We enjoyed seeing those of you who attended the Annual Stockholders' Meeting on December 13, 2007. More than 75% of all of our outstanding shares were voted on this year's proposals, which is the largest percentage of shareholder participation we have ever had in any proxy event. All three proposals were approved and a summary of the results follows:
- 370,322,332 shares were voted, and each director was re-elected with approximately 94% of the voted shares in favor of each director.
- The proposal to amend our Charter to extend the date by which we must either list or begin an orderly process of liquidation, as explained in the proxy, was approved by 78.4% of the voted shares.
- While it proved unnecessary, the proposal to allow the Annual Meeting to be postponed or adjourned in order to solicit additional proxies was approved with approximately 77.3% of the voted shares.
These election results were certified by an independent inspector of elections, IVS Associates, Inc., who reviewed the proxy vote tabulation initially prepared by The Bank of New York - Mellon. Piedmont's Board of Directors greatly appreciates your support of these important proxy proposals.
The investment uncertainties facing every investor due to the turmoil in both the equity and credit markets are reported almost daily in the newspaper. Please know that your Board is committed to providing a liquidity event as soon as the markets stabilize and to providing the best liquidity option for maximizing shareholder value (whether that liquidity option is a "listing" on a national exchange, the sale of the company, or the orderly sale of our assets). In the meantime, the Board has reinstated our share redemption program to assist shareholders requiring immediate liquidity.
I want to re-emphasize the quality of your investment in our company. The acquisition of our management company in April has resulted in improved financial operations, the establishment of a broad property management operation with offices in eight cities around the country, and the retention of a very experienced management team. Reviewing the leasing highlights for the year, we have approximately 94% of our rental space leased to predominantly highly creditworthy tenants, and we project that approximately 10% of our office space (approximately 2 million square feet) will have been re-leased in multi-year rental agreements this year. We also have sold two wholly owned properties and our interest in two joint ventures this year for a cumulative gain of over $21 million. Proceeds from these sales were reinvested in two additional very attractive properties located in the Washington, D.C. and Chicago metropolitan areas.

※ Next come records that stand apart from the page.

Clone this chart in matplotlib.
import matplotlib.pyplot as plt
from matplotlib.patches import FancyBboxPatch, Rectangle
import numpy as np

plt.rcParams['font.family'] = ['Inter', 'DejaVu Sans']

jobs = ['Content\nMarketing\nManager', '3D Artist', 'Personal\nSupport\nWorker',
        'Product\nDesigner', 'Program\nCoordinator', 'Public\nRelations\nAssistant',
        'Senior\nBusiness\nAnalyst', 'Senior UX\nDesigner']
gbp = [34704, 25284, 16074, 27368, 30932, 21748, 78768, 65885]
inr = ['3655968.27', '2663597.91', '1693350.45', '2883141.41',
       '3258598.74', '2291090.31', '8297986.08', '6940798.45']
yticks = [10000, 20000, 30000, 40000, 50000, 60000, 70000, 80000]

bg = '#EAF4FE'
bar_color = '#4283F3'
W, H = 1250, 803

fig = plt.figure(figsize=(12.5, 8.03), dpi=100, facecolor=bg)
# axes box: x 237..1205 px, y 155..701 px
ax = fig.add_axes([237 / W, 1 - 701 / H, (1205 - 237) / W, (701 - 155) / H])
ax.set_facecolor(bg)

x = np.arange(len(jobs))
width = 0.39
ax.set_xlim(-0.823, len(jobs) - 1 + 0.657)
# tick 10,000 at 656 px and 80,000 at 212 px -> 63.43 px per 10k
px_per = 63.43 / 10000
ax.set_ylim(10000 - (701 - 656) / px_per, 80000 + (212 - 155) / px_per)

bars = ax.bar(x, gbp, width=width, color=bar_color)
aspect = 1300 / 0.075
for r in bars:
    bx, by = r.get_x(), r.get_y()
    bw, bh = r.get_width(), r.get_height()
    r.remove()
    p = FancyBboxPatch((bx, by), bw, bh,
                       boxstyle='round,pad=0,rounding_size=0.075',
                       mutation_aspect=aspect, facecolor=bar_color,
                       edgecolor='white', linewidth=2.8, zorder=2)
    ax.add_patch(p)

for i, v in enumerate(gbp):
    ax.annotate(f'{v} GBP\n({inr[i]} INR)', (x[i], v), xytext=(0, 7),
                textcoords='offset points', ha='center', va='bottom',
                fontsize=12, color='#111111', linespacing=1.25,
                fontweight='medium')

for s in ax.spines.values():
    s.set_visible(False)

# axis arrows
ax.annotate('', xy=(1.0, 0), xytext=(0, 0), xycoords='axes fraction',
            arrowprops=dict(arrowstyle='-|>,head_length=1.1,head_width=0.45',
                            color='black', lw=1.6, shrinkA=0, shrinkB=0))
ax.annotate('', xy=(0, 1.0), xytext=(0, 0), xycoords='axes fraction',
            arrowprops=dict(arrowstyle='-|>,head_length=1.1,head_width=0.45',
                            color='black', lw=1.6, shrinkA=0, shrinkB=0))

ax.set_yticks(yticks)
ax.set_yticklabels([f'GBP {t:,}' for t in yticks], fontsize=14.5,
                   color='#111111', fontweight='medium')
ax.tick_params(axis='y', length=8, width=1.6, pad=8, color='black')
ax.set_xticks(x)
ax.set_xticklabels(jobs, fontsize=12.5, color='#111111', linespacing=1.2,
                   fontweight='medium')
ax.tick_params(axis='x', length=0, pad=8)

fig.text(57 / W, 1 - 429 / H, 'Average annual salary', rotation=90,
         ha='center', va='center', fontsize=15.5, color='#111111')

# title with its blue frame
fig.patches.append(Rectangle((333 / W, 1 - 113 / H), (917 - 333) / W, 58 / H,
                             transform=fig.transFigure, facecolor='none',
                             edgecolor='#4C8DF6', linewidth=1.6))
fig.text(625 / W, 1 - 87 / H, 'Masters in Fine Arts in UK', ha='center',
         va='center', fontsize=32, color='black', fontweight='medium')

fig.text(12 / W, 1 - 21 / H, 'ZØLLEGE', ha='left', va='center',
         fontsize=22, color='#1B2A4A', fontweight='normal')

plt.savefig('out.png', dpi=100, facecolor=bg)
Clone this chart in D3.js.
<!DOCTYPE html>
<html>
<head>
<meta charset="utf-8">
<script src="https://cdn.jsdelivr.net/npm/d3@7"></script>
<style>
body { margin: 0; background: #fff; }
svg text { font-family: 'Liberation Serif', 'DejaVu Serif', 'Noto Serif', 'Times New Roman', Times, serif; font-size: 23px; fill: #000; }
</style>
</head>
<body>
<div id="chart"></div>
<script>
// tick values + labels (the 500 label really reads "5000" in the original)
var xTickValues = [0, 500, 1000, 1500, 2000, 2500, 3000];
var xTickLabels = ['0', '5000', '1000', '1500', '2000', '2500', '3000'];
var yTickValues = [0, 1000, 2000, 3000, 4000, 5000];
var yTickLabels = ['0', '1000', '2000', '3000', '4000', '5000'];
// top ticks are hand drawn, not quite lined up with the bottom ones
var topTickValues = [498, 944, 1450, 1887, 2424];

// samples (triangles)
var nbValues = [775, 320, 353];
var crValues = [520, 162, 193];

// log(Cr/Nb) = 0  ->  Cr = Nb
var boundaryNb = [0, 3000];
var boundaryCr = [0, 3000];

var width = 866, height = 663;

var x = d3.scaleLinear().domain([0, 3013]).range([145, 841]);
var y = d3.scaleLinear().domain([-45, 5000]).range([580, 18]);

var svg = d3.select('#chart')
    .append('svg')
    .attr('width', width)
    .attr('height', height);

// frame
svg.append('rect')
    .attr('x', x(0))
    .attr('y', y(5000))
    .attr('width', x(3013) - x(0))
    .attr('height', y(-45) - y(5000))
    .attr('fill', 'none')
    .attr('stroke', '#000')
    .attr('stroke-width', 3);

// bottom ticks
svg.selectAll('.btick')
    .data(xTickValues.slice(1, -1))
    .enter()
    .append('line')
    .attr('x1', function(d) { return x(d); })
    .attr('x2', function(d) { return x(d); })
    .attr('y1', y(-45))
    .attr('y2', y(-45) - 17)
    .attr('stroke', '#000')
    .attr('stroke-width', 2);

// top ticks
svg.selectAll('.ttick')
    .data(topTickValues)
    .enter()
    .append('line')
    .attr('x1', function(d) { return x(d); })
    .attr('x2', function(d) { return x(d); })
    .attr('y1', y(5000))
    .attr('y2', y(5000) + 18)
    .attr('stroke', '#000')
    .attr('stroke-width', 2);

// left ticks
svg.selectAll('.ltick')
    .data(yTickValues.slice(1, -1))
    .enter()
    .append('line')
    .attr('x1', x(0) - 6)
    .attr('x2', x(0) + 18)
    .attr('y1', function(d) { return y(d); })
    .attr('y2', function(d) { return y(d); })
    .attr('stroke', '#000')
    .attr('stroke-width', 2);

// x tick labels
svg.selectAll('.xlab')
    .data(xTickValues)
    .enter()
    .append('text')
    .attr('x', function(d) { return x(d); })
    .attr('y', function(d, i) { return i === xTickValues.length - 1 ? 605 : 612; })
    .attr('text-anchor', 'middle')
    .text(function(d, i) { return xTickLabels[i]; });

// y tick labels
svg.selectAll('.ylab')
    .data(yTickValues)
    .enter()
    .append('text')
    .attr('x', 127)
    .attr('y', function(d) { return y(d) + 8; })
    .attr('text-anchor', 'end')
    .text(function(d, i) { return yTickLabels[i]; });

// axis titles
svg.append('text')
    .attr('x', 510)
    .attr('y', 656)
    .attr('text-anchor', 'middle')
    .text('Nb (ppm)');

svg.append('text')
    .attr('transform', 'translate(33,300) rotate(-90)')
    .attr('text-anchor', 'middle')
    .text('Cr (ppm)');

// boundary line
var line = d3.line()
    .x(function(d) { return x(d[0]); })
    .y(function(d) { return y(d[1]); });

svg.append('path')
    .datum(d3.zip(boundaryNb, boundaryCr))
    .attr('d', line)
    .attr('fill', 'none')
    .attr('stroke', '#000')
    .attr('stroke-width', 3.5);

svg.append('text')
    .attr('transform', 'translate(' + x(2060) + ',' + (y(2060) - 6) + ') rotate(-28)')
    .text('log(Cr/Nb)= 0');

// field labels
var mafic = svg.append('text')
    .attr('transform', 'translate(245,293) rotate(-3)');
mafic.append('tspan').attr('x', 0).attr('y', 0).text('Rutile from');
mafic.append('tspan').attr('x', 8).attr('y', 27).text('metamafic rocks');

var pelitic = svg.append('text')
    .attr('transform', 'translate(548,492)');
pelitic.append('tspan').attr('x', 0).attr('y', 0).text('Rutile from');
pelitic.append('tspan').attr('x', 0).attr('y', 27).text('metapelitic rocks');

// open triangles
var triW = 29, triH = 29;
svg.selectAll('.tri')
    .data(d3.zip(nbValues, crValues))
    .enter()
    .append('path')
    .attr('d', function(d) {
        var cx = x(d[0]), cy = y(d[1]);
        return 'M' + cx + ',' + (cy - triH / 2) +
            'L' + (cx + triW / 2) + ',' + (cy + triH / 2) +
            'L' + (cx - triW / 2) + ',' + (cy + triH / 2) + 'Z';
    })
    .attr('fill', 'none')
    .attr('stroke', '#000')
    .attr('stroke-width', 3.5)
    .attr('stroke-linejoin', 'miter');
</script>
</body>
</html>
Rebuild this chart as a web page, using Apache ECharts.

Continuing our long-standing conservative investment strategy throughout this year, I believe we have one of the stronger balance sheets in the office REIT sector with investments in 83 high-quality office buildings. We have a low 22% debt-to-equity ratio with significant financial capabilities available from a largely unused $500 million unsecured line of credit. The interest terms on this credit line are attractively priced due to the investment-grade ratings that we received this year from Standard & Poor's and from Moody's.
As the year closes, we are optimistic about the future and believe we are well-positioned to capitalize on opportunities in 2008. Again, we thank you for your support in 2007 and we wish you and your family a blessed holiday season.